Issue #6780 has been updated by Daniel Pittman.

Assignee set to Daniel Pittman

After some investigation I have identified that we need to build this in two 
parts:

In part one we need a Ruby API level type checking and, possibly, coercion 
mechanism for the inputs.  Ideally this should be as low-effort as possible for 
the user, which suggests that we desire (but do not absolutely require):

 * when passed a basic class, use the obvious transformations. (eg: `String`, 
`Integer`)
 * when passed a richer class, introspect and add `from_yaml`, `from_pson`, 
`from_hash`, and related transformations automatically.
 * we should have some more effective mechanism for `from_s` than 
`Foo.new("whatever")`, since that is uncomfortable in Ruby if we have a rich 
initializer.
 * when we support multiple input types for the `foo` argument we should 
generate a `foo-type` option, taking a set of options matching the 
transformations.
 * the automatically generated type option should take precedence over existing 
options; it should *not* be possible to eliminate the generated parameter.

The Ruby API should automatically do this type checking and raise; while this 
isn't strictly the Ruby way, it makes sense in an API: we write the code to 
have strong typing where it matters, and avoid the cost everywhere behind the 
API.  This has the programmer-facing benefit that they don't need to think 
about type checking.

Where we support it, the Ruby API should coerce automatically, to make it 
easier for Ruby level invokers and front-end authors to interact with the 
system without having to duplicate the existing logic around coercion; if we 
know how to do it, why make them repeat themselves?

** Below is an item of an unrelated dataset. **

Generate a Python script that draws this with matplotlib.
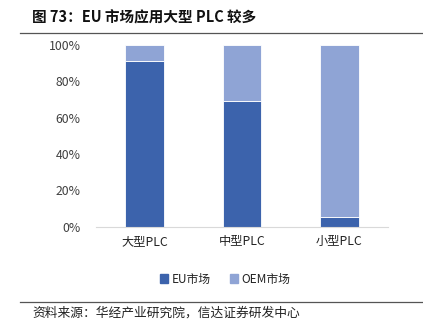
import matplotlib
matplotlib.use("Agg")
import matplotlib.pyplot as plt
from matplotlib.lines import Line2D
from matplotlib.patches import Patch

plt.rcParams['font.family'] = ['Noto Sans CJK SC', 'DejaVu Sans']

categories = ["大型PLC", "中型PLC", "小型PLC"]
eu_share = [91, 69, 5]
oem_share = [9, 31, 95]
series_names = ["EU市场", "OEM市场"]
yticks = [0, 20, 40, 60, 80, 100]
title = "图 73：EU 市场应用大型 PLC 较多"
source = "资料来源：华经产业研究院，信达证券研发中心"

c_eu = "#3C63AC"
c_oem = "#8FA4D5"
txt = "#404040"

W, H = 423, 329
fig = plt.figure(figsize=(W / 100, H / 100), dpi=100)
ax = fig.add_axes([96 / W, 1 - 226.5 / H, (388 - 96) / W, (226.5 - 45) / H])

x = list(range(len(categories)))
ax.bar(x, eu_share, width=0.40, color=c_eu, edgecolor="white", linewidth=0.6, label=series_names[0])
ax.bar(x, oem_share, bottom=eu_share, width=0.40, color=c_oem, edgecolor="white", linewidth=0.6, label=series_names[1])

ax.set_xlim(-0.5, 2.5)
ax.set_ylim(0, 100)
ax.set_yticks(yticks)
ax.set_yticklabels([f"{v}%" for v in yticks], fontsize=8.8, color=txt)
ax.set_xticks(x)
ax.set_xticklabels(categories, fontsize=8.8, color="#222222")
ax.tick_params(axis="both", length=0)
ax.tick_params(axis="x", pad=6)
ax.tick_params(axis="y", pad=11)
for s in ["top", "right", "left"]:
    ax.spines[s].set_visible(False)
ax.spines["bottom"].set_color("#D9D9D9")
ax.spines["bottom"].set_linewidth(0.8)

handles = [Patch(color=c_eu), Patch(color=c_oem)]
fig.legend(handles, series_names, loc="center", bbox_to_anchor=(225 / W, 1 - 279 / H),
           ncol=2, frameon=False, fontsize=8.5, handlelength=0.7, handleheight=0.7,
           handletextpad=0.3, columnspacing=1.6, labelcolor="#222222")

fig.text(32 / W, 1 - 17 / H, title, fontsize=10.5, fontweight="bold", va="center", ha="left", color="#111111")
fig.add_artist(Line2D([20 / W, 1], [1 - 33 / H, 1 - 33 / H], color="#555555", linewidth=0.9))
fig.add_artist(Line2D([20 / W, 1], [1 - 302 / H, 1 - 302 / H], color="#555555", linewidth=0.9))
fig.text(32 / W, 1 - 313 / H, source, fontsize=9.2, style="italic", va="center", ha="left", color="#222222")

fig.savefig("out.png", dpi=100)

In part two we need to wire up some front ends, especially the CLI, and 
identify what changes are needed to that core to support that transformation.  
Ideally we should be able to sensibly avoid excess type checking when we talk 
to OptParse, so it isn't necessary to register classes there to get sane 
behaviour.  They should be able to delegate pretty much blind to the back-end 
and just work™.

Ideally, we should wire up an HTTP-based (strings, mostly) and MCollective / 
JSON-deserialized-data-structure input, which exercises all the parts of the 
system that should be used.


Still outstanding?  We want to have this rich typing and coercion for 
positional parameters in the Ruby API, but can't introspect the names of those 
parameters without nasty tricks (eg: read the source file at runtime) under 
Ruby 1.8.  We can solve that a few ways:

 * we can play nasty tricks, using `caller` and reading Ruby source code at 
runtime to introspect the parameter names.  Not really desired, because it is 
nasty, fragile, and doesn't support coercion unless we actually rewrite the 
source code at require time, and I am so not going there.
 * We can simply discard type checking and conversion for these arguments.  
Which pretty much bites, because this is a highly desired mechanism for 
supporting both users, and our front-ends sitting on the network and CLI.  
Also, these are likely to be a very common form of parameter, probably more so 
than regular options.
 * We can require extra metadata about the action, which is the desired option; 
there are a few ways to do that:

    action :foo, [String, Hash, Puppet::Resource::Catalog] do
        # => looks kind of C-like, not very rich.  Can't document those 
parameters or anything though, or make them optional, or anything.
        # we could use a hash, but that (A) loses order, which hurts, and (B) 
means our single line method definition gets to be twenty lines long…
    end

    action :bar do
        # => alas, the type signature is moved away from the name of the 
action, but…
        option "--foo FOO", String
        option "--bar [BAR]", Hash
        # => we declare the options just like anywhere else, then…
        parameters :foo, :bar
        # => …we declare which options you pass as named parameters to this 
action, and…
        when_invoked do |foo, bar, options|
            # => …just treat them as positional and all.  On the plus side, 
this is a pleasant API for Ruby users, it gives us the ability to use nothing 
but named arguments (which other mechanisms might like), and is fully 
compatible with convention.  It costs a bit in verbosity and spreads this 
information 
        end
    end

NB: I have held off on creating subtasks to encourage any discussion in this 
ticket before we commit to the mechanism.
----------------------------------------
Feature #6780: Implement type checking/coercion for action args 
https://projects.puppetlabs.com/issues/6780

Author: Pieter van de Bruggen
Status: Accepted
Priority: Normal
Assignee: Daniel Pittman
Category: interfaces
Target version: 2.6.x
Affected Puppet version: 
Keywords: 
Branch: 


The expectation is that actions should be able to transparently have 
typechecked signatures, and that automatic coercions will happen for certain 
argument types.

Consider:

    option "--foo FOO", String
    # => option requires a string; should it automatically to_s on an array?  I 
suspect not...

    option "--foo FOO", Puppet::Resource::Catalog
    # => option requires a catalog, and should automatically convert.
    # also, it should have "--foo-type TYPE", [:yaml, :pson, :string, :hash] 
added...

This makes interfacing the rich type system of Ruby with the command line's 
simple String-based interface simple.